Here’s another related note on hunting trophy bucks and bulls out west these days: In the last decade, trying to harvest a true Boone & Crockett-class mule deer buck (one scoring 190-plus gross inches) has become the rage with a rapidly growing group of highly dedicated hunters. What that means is that in units throughout the region known for producing a buck or three of this size, the odds of drawing limited-entry muley tags will be less than five percent. Meanwhile, there will be scads more 190-plus bucks killed in lesser-publicized areas of the West than there are taken in these high-demand units.

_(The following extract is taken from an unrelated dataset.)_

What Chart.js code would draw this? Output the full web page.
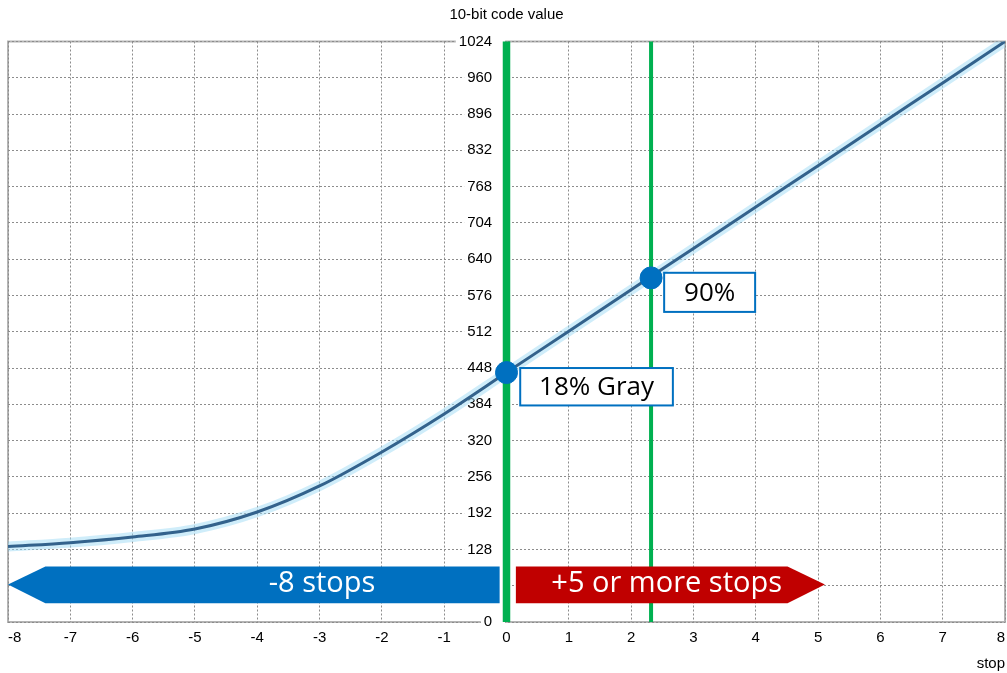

The serious muley hunter will of course apply in the “dream” units, but he will also do his homework and apply in lesser-known units with much better draw odds where 170- to 180-inch bucks are annually taken. If you draw here, do your homework and take enough time, odds are you’ll find a dandy buck, and it just may be the one buck in the unit that has lived long enough to grow eye-popping antlers.

A Good Example

The previous-mentioned example happened to me with the Arizona elk tag I drew back in 2012. Tired of applying only for preference points or for a hunt where it realistically takes 10-plus points to draw, I applied for a unit where the draw odds were much better. It was known for having lots of elk and some solid, if not spectacular, bulls. When I drew, I did the scouting, talked to friends who had experience hunting the area (including an outfitter buddy), came up with a solid game plan and, on the evening of Day 4, killed an old bull at 27 steps that grossed 361 inches.

Sadly, for the working man, limited-entry, high-demand public-land hunting tags are the way of the future in the West. Serious nonresident hunters stay abreast of the changing nature of these tags and learn to make the system work for — not against — them. You must play the point game, then once you draw be prepared to give it everything you’ve got. The one thing you can be assured of is that the days of waltzing unprepared into National Forest or BLM lands out west and shooting a whopper buck or bull are pretty much over.